His trained mind had been
rapidly covering the main aspects of his problem and he had instantly seen that
it was better for Lady Strangeways to have this case in his hands. He was sure there
was some hideous, fantastic hallucination on the part of Sir Harry, but it was
better for Lady Strangeways to leave the matter in the hands of one who was
friendly towards her. He rapidly found and washed a medicine bottle from among
the sick room paraphernalia and poured it full of the cambric tea, casting away
the remainder.

“Why did you drink any?”
he asked sharply.

“I don’t want her to
think that I guess,” whispered Sir Harry. “Do you know, doctor, I have a lot of
her love letters—written by—”

Dr. Holroyd cut him
short.

“I couldn’t listen to
this sort of thing behind Lady Strangeways’s back,” he said quickly. “That is
between you and her. My job is to get you well. I’ll try and do that.”

And he considered, with a
faint disgust, how repulsive this man looked sitting up with pendant jowl and
drooping cheeks and discoloured, pouchy eyes sunk in pads of unhealthy flesh
and above the spiky crown of Judas-coloured hair.

Perhaps a woman, chained
to this man, living with him, blocked and thwarted by him, might be wrought
upon to—

Dr. Holroyd shuddered
inwardly and refused to continue his reflection.

As he was leaving the
gaunt sombre house about which there was something definitely blank and
unfriendly, a shrine in which the sacred flames had flickered out so long ago
that the lamps were blank and cold, he met Lady Strangeways.

She was in the wide
entrance hall standing by the wood fire that but faintly dispersed the gloom of
the winter morning and left untouched the shadows in the rafters of the open
roof.

Now he would not, whether
she wished or no, deny her; he stopped before her, blocking out her poor
remnant of light.

“Mollie,” he said gently,
“I don’t quite understand—you married a man named Custiss in India.

“Yes. Harry had to take
this name when he inherited this place. We’ve been home three years from the
East, but lived so quietly here that I don’t suppose anyone has heard of us.”

She stood between him and
the firelight, a shadow among the shadows; she was much changed; in her
thinness and pallor, in her restless eyes and nervous mouth he could read signs
of discontent, even of unhappiness.

“I never heard of you,” said
Dr. Holroyd truthfully. “I didn’t want to. I liked to keep my dreams.”

Her hair was yet the
lovely cedar wood hue, silver, soft and gracious; her figure had those fluid
lines of grace that he believed he had never seen equalled.

“Tell me,” she added
abruptly, “what is the matter with my husband? He has been ailing like this for
a year or so.”

With a horrid lurch of
his heart that was usually so steady, Dr. Holroyd remembered the bottle of milk
and water in his pocket.

“Why do you give him that
cambric tea?” he counter questioned.

“He will have it—he
insists that I make it for him—”

“Mollie,” said Dr.
Holroyd quickly, “you decided against me, ten years ago, but that is no reason
why we should not be friends now—tell me, frankly, are you happy with this man?”

“You have seen him,” she
replied slowly. “He seemed different ten years ago. I honestly was attracted by
his scholarship and his learning as well as—other things.”

Bevis Holroyd needed to
ask no more; she was wretched, imprisoned in a mistake as a fly in amber; and
those love letters? Was there another man?

As he stood silent, with
a dark reflective look on her weary brooding face, she spoke again:

“You are staying?”

“Oh yes,” he said, he was
staying, there was nothing else for him to do.

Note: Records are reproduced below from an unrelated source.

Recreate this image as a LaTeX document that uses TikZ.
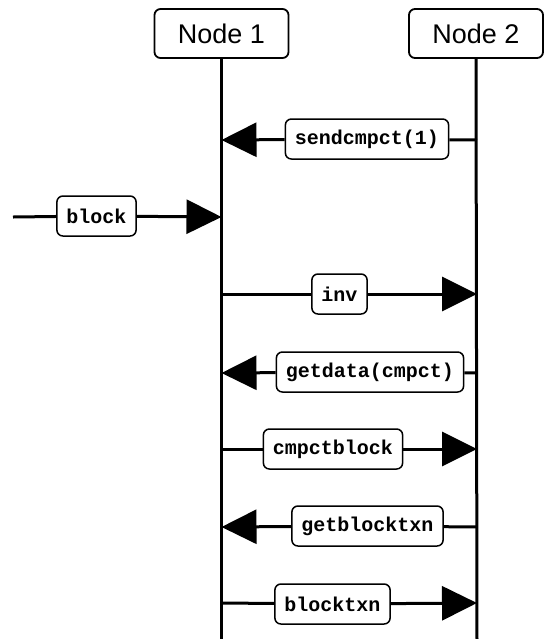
\documentclass[tikz,border=0pt]{standalone}
\usepackage{fontspec}
\setmainfont{Liberation Sans}
\setmonofont{Liberation Mono}
\usetikzlibrary{arrows.meta}

\tikzset{
  px/.style={x=0.5pt,y=-0.5pt},
  head/.style={draw,line width=0.9pt,rounded corners=3pt,minimum width=67pt,
    minimum height=24.5pt,inner sep=0pt,font=\fontsize{13.5}{14}\selectfont,fill=white},
  life/.style={line width=1.5pt},
  msgbox/.style={draw,line width=0.75pt,rounded corners=3pt,fill=white,
    minimum height=20pt,inner xsep=4.8pt,inner ysep=0pt,
    font=\ttfamily\bfseries\fontsize{10}{12}\selectfont},
  msg/.style={line width=1.5pt},
  msgarrow/.style={msg,-{Triangle[length=17.5pt,width=17pt]}}
}

\begin{document}
\begin{tikzpicture}[px]
\useasboundingbox (0,0) rectangle (550,639);

% participants and lifelines
\node[head] (n1) at (221.5,33.5) {Node 1};
\node[head] (n2) at (476,33.5) {Node 2};
\coordinate (n1b) at (221.5,639);
\coordinate (n2b) at (477,639);
\draw[life] (n1) -- (n1b);
\draw[life] (n2.south) -- (n2b);

% message end points on the lifelines
\foreach \i/\y in {1/140,3/294,4/373,5/449,6/527,7/603}{
  \coordinate (l\i) at (221.5,\y);
  \coordinate (r\i) at (477,\y);
}
\coordinate (l2) at (221.5,217);
\coordinate (src) at (13,217);

% message labels
\node[msgbox] (m1) at (367,139) {sendcmpct(1)};
\node[msgbox] (m2) at (96.5,216) {block};
\node[msgbox] (m3) at (339.5,294) {inv};
\node[msgbox] (m4) at (370,372) {getdata(cmpct)};
\node[msgbox] (m5) at (333,449) {cmpctblock};
\node[msgbox] (m6) at (367.5,526) {getblocktxn};
\node[msgbox] (m7) at (332.5,604) {blocktxn};

% messages
\draw[msg] (r1) -- (m1);  \draw[msgarrow] (m1) -- (l1);
\draw[msg] (src) -- (m2); \draw[msgarrow] (m2) -- (l2);
\draw[msg] (l3) -- (m3);  \draw[msgarrow] (m3) -- (r3);
\draw[msg] (r4) -- (m4);  \draw[msgarrow] (m4) -- (l4);
\draw[msg] (l5) -- (m5);  \draw[msgarrow] (m5) -- (r5);
\draw[msg] (r6) -- (m6);  \draw[msgarrow] (m6) -- (l6);
\draw[msg] (l7) -- (m7);  \draw[msgarrow] (m7) -- (r7);
\end{tikzpicture}
\end{document}
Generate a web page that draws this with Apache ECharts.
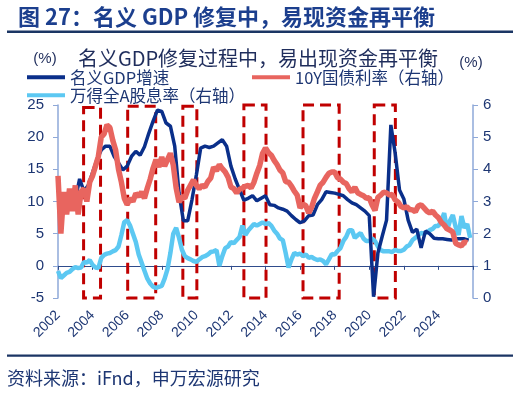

“It is Christmas week,” she
reminded him wistfully. “It will be very dull, perhaps painful, for you.”

“I think I ought to stay.”

Sir Harry’s car was announced;
Bevis Holroyd, gliding over frozen roads to London, was absorbed with this
sudden problem that, like a mountain out of a plain, had suddenly risen to
confront him out of his level life.

The sight of Mollie (he
could not think of her by that sick man’s name) had roused in him tender
memories and poignant emotions and the position in which he found her and his
own juxtaposition to her and her husband had the same devastating effect on him
as a mine sprung beneath the feet of an unwary traveller.